I was really blown away by what I learned from visiting Singapore, which is the third densest city on the planet. It’s like 50 percent green space, which is even a higher percentage than it was 10 years ago. And that’s because Singapore has made this really concerted effort to develop parks and to green up their infrastructure. And certainly Portland has done a great job with this. But in Singapore they’ve done these amazing things with vertical gardens, and it’s just kind of awe-inspiring to see these skyscrapers that have these green walls on the sides of them.
Do you see this as an attainable model for cities in the United States, or do you think there’s a cultural divide there that makes it harder for us to achieve?
Oh gosh, we certainly have cultural divides, don’t we? However, across cultural divides and a cross-political spectrum, people love nature. And they love clean water, and they love clean air, and they care about wildlife. These are sort of really bipartisan issues that can really help bring us together as a country. I see nature as being very healing not just psychologically and individually, but also politically and culturally.
Throughout the book, you seem to make an argument that the relationships you developed in nature felt different than the relationships you cultivated in city environments.
I do think there’s something just special about the outdoors that brings us together, and we’re increasingly disconnected from that. Probably because we spend so much time inside and on our devices that we’ve unfortunately lost some of our ability to have that easy connection. And that’s why I think outdoor programs are so great for kids and teenagers, because they do put their phones down for a while.
You talk about the feel-good effects of looking at the nature-imitating fractals of Jackson Pollock paintings, or the benefits of looking out a window at a natural landscape. How do these quick fixes compare to longer immersions?
It looks like looking out a window can give us a quick cognitive boost. So it provides a micro-break for our brains, a micro-rest. And even those micro-rests can be really important for our attention and for our working memory and for our creativity. For sure, the more nature you get, the better. But if all you can do is look up out your window every 20 minutes, it’s great; it’s worthwhile.
How does the research presented in your book distinguish itself from all the studies that have been done on the benefits of general exercise?
Sometimes it’s hard to tease out, but some of the scientists are doing things like having their volunteers exercise in a lab and then exercise outside; and they see greater physical fitness boosts outside. In some of these experiments, people were exercising outside in nature and also exercising outside in a city, and they were noticing big differences there. In other words, they were getting the same amount of exercise, but their blood pressure was really changing; their cortisol levels were really changing; their moods were changing; their levels of anxiety were changing. But only when they were exercising in the natural environments.
How have your daily habits changed since going on this scientific odyssey through the natural world?

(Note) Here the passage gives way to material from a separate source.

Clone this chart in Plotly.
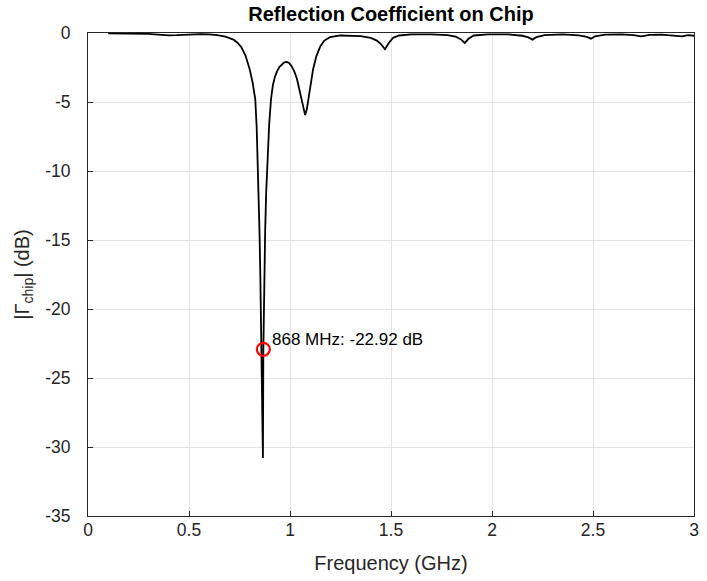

I make a bigger effort to go into my local parks. I used to be kind of a nature snob. I thought, “Ugh, if it’s not the Rocky Mountains, what’s the point?” But now I understand that there is a point, so I go into my neighborhood parks. If I have to walk somewhere, I’ll now pick the route that has the most trees. I’ll make an effort to be mindful when I am outside. I’ll make an effort to try to listen to the birds and watch for wildlife. I’ll even try to crumble the pine needles in my fingers and smell them when I’m walking because the science shows that it really helps relax us.
See Florence Williams at Powell’s City of Books at 7:30 p.m. Tuesday, February 14.